Challenge:
Copy the first line of the entries below and every line after it through the line containing "methyleneErr, chloroformErr, methanolErr];". Do not include pictures.

** START OF Extracted data **

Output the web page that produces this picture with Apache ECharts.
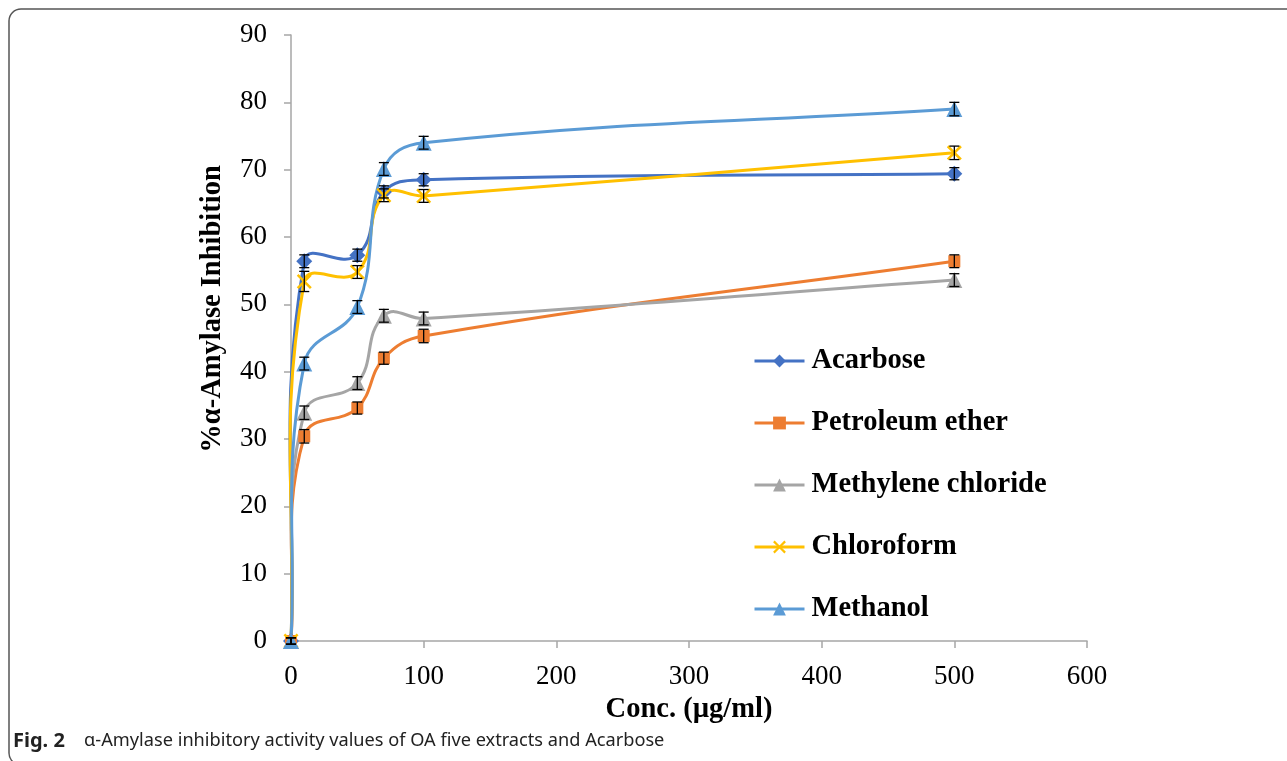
<!DOCTYPE html>
<html>
<head>
<meta charset="utf-8">
<script src="https://cdn.jsdelivr.net/npm/echarts@6/dist/echarts.min.js"></script>
<style>
html,body{margin:0;padding:0;background:#fff;}
#chart{width:1287px;height:761px;}
</style>
</head>
<body>
<div id="chart"></div>
<script>
// ---- Data ----
var conc = [0, 10, 50, 70, 100, 500];
var xTicks = [0, 100, 200, 300, 400, 500, 600];
var yTicks = [0, 10, 20, 30, 40, 50, 60, 70, 80, 90];

var seriesNames = ['Acarbose', 'Petroleum ether', 'Methylene chloride', 'Chloroform', 'Methanol'];

var acarbose = [0, 56.4, 57.3, 66.7, 68.5, 69.4];
var acarboseErr = [0.5, 0.95, 0.9, 0.9, 0.9, 0.9];

var petroleum = [0, 30.4, 34.6, 42.0, 45.3, 56.4];
var petroleumErr = [0.5, 1.0, 0.9, 0.9, 1.0, 0.95];

var methylene = [0, 33.9, 38.3, 48.3, 47.9, 53.6];
var methyleneErr = [0.5, 1.0, 0.95, 0.95, 0.95, 0.95];

var chloroform = [0, 53.4, 54.8, 66.2, 66.1, 72.5];
var chloroformErr = [0.5, 1.5, 0.95, 0.95, 0.95, 1.0];

var methanol = [0, 41.2, 49.6, 70.1, 74.0, 79.0];
var methanolErr = [0.5, 0.95, 0.95, 0.95, 0.95, 1.0];

// ---- Styles ----
var colors = ['#4472C4', '#ED7D31', '#A5A5A5', '#FFC000', '#5B9BD5'];
var xSymbol = 'path://M0,1.2L1.2,0L5,3.8L8.8,0L10,1.2L6.2,5L10,8.8L8.8,10L5,6.2L1.2,10L0,8.8L3.8,5Z';
var symbols = ['diamond', 'rect', 'triangle', xSymbol, 'triangle'];
var symbolSizes = [16, 12, 16, 15, 16];
var SMOOTH = 0.4;

var values = [acarbose, petroleum, methylene, chloroform, methanol];
var errors = [acarboseErr, petroleumErr, methyleneErr, chloroformErr, methanolErr];

function pairs(ys) {
  return conc.map(function (x, i) { return [x, ys[i]]; });
}
function errData(ys, es) {
  return conc.map(function (x, i) { return [x, ys[i], es[i]]; });
}

function unit(a, b) {
  var dx = b[0] - a[0], dy = b[1] - a[1];
  var l = Math.sqrt(dx * dx + dy * dy) || 1;
  return [dx / l, dy / l];
}

// Smooth curve (Excel-like) drawn segment by segment through the axis scales
function curveRenderer(k) {
  var ys = values[k];
  return function (params, api) {
    var i = params.dataIndex;
    var n = conc.length;
    if (i >= n - 1) return null;
    var P = conc.map(function (x, j) { return api.coord([x, ys[j]]); });
    function tangent(j) {
      if (j === 0) return unit(P[0], P[1]);
      if (j === n - 1) return unit(P[n - 2], P[n - 1]);
      return unit(P[j - 1], P[j + 1]);
    }
    var a = P[i], b = P[i + 1];
    var seg = Math.sqrt((b[0] - a[0]) * (b[0] - a[0]) + (b[1] - a[1]) * (b[1] - a[1]));
    var t0 = tangent(i), t1 = tangent(i + 1);
    var c1 = [a[0] + t0[0] * SMOOTH * seg, a[1] + t0[1] * SMOOTH * seg];
    var c2 = [b[0] - t1[0] * SMOOTH * seg, b[1] - t1[1] * SMOOTH * seg];
    return {
      type: 'bezierCurve',
      shape: { x1: a[0], y1: a[1], x2: b[0], y2: b[1], cpx1: c1[0], cpy1: c1[1], cpx2: c2[0], cpy2: c2[1] },
      style: { stroke: colors[k], lineWidth: 3, fill: null, lineCap: 'round' }
    };
  };
}

var series = [];
seriesNames.forEach(function (name, k) {
  series.push({
    name: name,
    type: 'line',
    data: pairs(values[k]),
    smooth: false,
    symbol: symbols[k],
    symbolSize: symbolSizes[k],
    lineStyle: { color: colors[k], width: 3, opacity: 0 },
    itemStyle: { color: colors[k] },
    z: 10 + k
  });
});
seriesNames.forEach(function (name, k) {
  series.push({
    name: name + ' curve',
    type: 'custom',
    data: pairs(values[k]),
    z: 3 + k,
    silent: true,
    clip: false,
    renderItem: curveRenderer(k)
  });
});
seriesNames.forEach(function (name, k) {
  series.push({
    name: name + ' err',
    type: 'custom',
    data: errData(values[k], errors[k]),
    z: 30,
    silent: true,
    renderItem: function (params, api) {
      var x = api.value(0), y = api.value(1), e = api.value(2);
      var top = api.coord([x, y + e]);
      var bot = api.coord([x, y - e]);
      var hw = 5;
      var st = { stroke: '#000', lineWidth: 1.3 };
      return {
        type: 'group',
        children: [
          { type: 'line', shape: { x1: top[0], y1: top[1], x2: bot[0], y2: bot[1] }, style: st },
          { type: 'line', shape: { x1: top[0] - hw, y1: top[1], x2: top[0] + hw, y2: top[1] }, style: st },
          { type: 'line', shape: { x1: bot[0] - hw, y1: bot[1], x2: bot[0] + hw, y2: bot[1] }, style: st }
        ]
      };
    }
  });
});

var serif = '"Liberation Serif", "Times New Roman", serif';

var option = {
  backgroundColor: '#fff',
  animation: false,
  grid: { left: 291, right: 200, top: 35, bottom: 120, containLabel: false },
  xAxis: {
    type: 'value',
    min: xTicks[0],
    max: xTicks[xTicks.length - 1],
    interval: xTicks[1] - xTicks[0],
    name: 'Conc. (µg/ml)',
    nameLocation: 'middle',
    nameGap: 51,
    nameTextStyle: { fontFamily: serif, fontWeight: 'bold', fontSize: 28.5, color: '#000' },
    axisLine: { show: true, lineStyle: { color: '#a6a6a6', width: 1.5 } },
    axisTick: { show: true, length: 7, lineStyle: { color: '#a6a6a6', width: 1.5 } },
    axisLabel: { fontFamily: serif, fontSize: 27, color: '#000', margin: 22 },
    splitLine: { show: false }
  },
  yAxis: {
    type: 'value',
    min: yTicks[0],
    max: yTicks[yTicks.length - 1],
    interval: yTicks[1] - yTicks[0],
    name: '%α-Amylase Inhibition',
    nameLocation: 'middle',
    nameGap: 64,
    nameTextStyle: { fontFamily: serif, fontWeight: 'bold', fontSize: 28.5, color: '#000', padding: [0, 0, 0, 58] },
    axisLine: { show: true, lineStyle: { color: '#a6a6a6', width: 1.5 } },
    axisTick: { show: true, length: 7, lineStyle: { color: '#a6a6a6', width: 1.5 } },
    axisLabel: { fontFamily: serif, fontSize: 27, color: '#000', margin: 24 },
    splitLine: { show: false }
  },
  legend: {
    data: seriesNames,
    orient: 'vertical',
    left: 748,
    top: 340,
    itemWidth: 50,
    itemHeight: 16,
    itemGap: 30,
    lineStyle: { width: 3, opacity: 1 },
    textStyle: { fontFamily: serif, fontWeight: 'bold', fontSize: 28.5, color: '#000', lineHeight: 32, padding: [0, 0, 0, 2] }
  },
  graphic: [
    {
      type: 'rect',
      shape: { x: 9, y: 9, width: 1400, height: 756, r: 12 },
      style: { fill: 'none', stroke: '#555', lineWidth: 1.5 },
      silent: true
    },
    {
      type: 'text',
      left: 13,
      top: 731,
      style: {
        text: '{b|Fig. 2}α-Amylase inhibitory activity values of OA five extracts and Acarbose',
        font: '18.2px "Noto Sans", sans-serif',
        fill: '#222',
        rich: {
          b: { fontWeight: 'bold', fontFamily: '"Noto Sans", sans-serif', fontSize: 20, fill: '#222', width: 71, align: 'left' }
        }
      }
    }
  ],
  series: series
};

var chart = echarts.init(document.getElementById('chart'), null, { renderer: 'canvas' });
chart.setOption(option);
</script>
</body>
</html>
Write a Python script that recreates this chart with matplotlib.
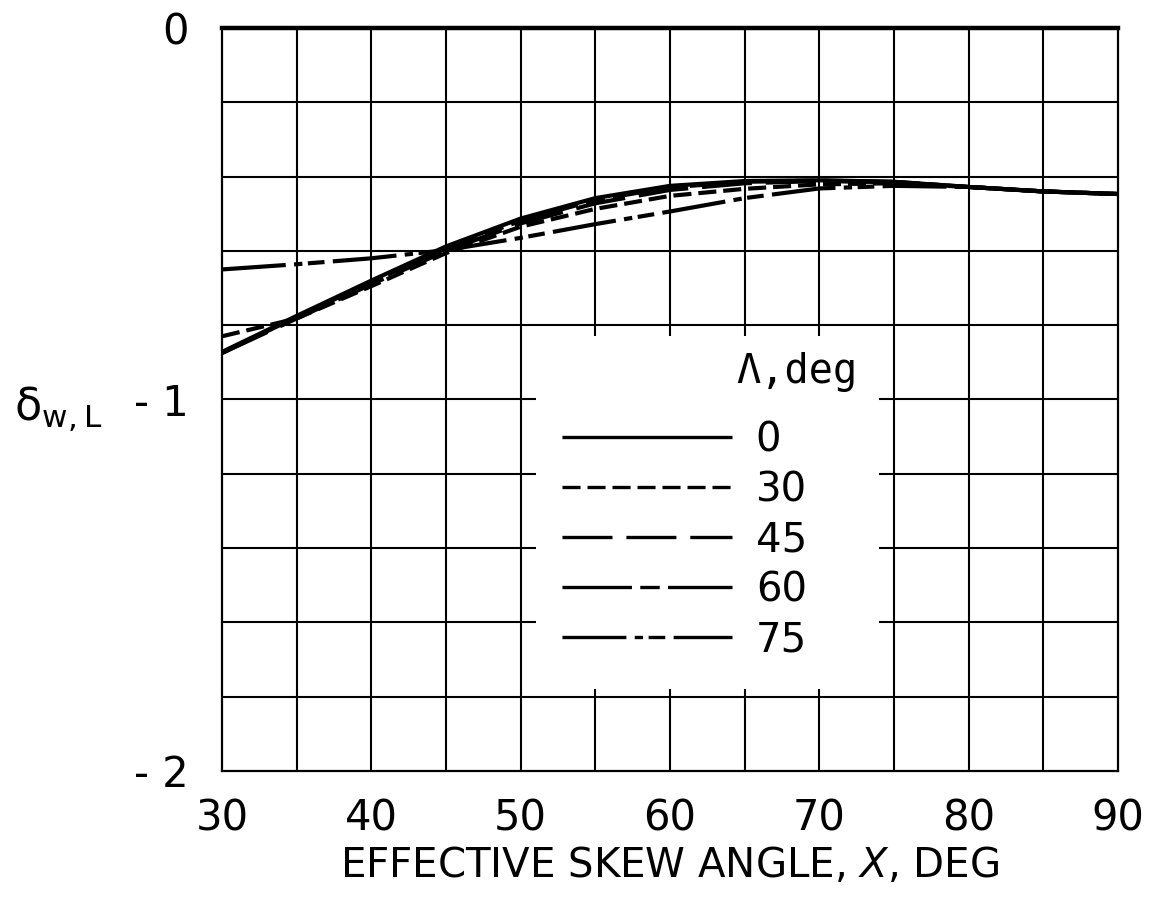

** END OF Extracted data **

Worked answer:
Output the web page that produces this picture with Apache ECharts.
<!DOCTYPE html>
<html>
<head>
<meta charset="utf-8">
<script src="https://cdn.jsdelivr.net/npm/echarts@6/dist/echarts.min.js"></script>
<style>
html,body{margin:0;padding:0;background:#fff;}
#chart{width:1287px;height:761px;}
</style>
</head>
<body>
<div id="chart"></div>
<script>
// ---- Data ----
var conc = [0, 10, 50, 70, 100, 500];
var xTicks = [0, 100, 200, 300, 400, 500, 600];
var yTicks = [0, 10, 20, 30, 40, 50, 60, 70, 80, 90];

var seriesNames = ['Acarbose', 'Petroleum ether', 'Methylene chloride', 'Chloroform', 'Methanol'];

var acarbose = [0, 56.4, 57.3, 66.7, 68.5, 69.4];
var acarboseErr = [0.5, 0.95, 0.9, 0.9, 0.9, 0.9];

var petroleum = [0, 30.4, 34.6, 42.0, 45.3, 56.4];
var petroleumErr = [0.5, 1.0, 0.9, 0.9, 1.0, 0.95];

var methylene = [0, 33.9, 38.3, 48.3, 47.9, 53.6];
var methyleneErr = [0.5, 1.0, 0.95, 0.95, 0.95, 0.95];

var chloroform = [0, 53.4, 54.8, 66.2, 66.1, 72.5];
var chloroformErr = [0.5, 1.5, 0.95, 0.95, 0.95, 1.0];

var methanol = [0, 41.2, 49.6, 70.1, 74.0, 79.0];
var methanolErr = [0.5, 0.95, 0.95, 0.95, 0.95, 1.0];

// ---- Styles ----
var colors = ['#4472C4', '#ED7D31', '#A5A5A5', '#FFC000', '#5B9BD5'];
var xSymbol = 'path://M0,1.2L1.2,0L5,3.8L8.8,0L10,1.2L6.2,5L10,8.8L8.8,10L5,6.2L1.2,10L0,8.8L3.8,5Z';
var symbols = ['diamond', 'rect', 'triangle', xSymbol, 'triangle'];
var symbolSizes = [16, 12, 16, 15, 16];
var SMOOTH = 0.4;

var values = [acarbose, petroleum, methylene, chloroform, methanol];
var errors = [acarboseErr, petroleumErr, methyleneErr, chloroformErr, methanolErr];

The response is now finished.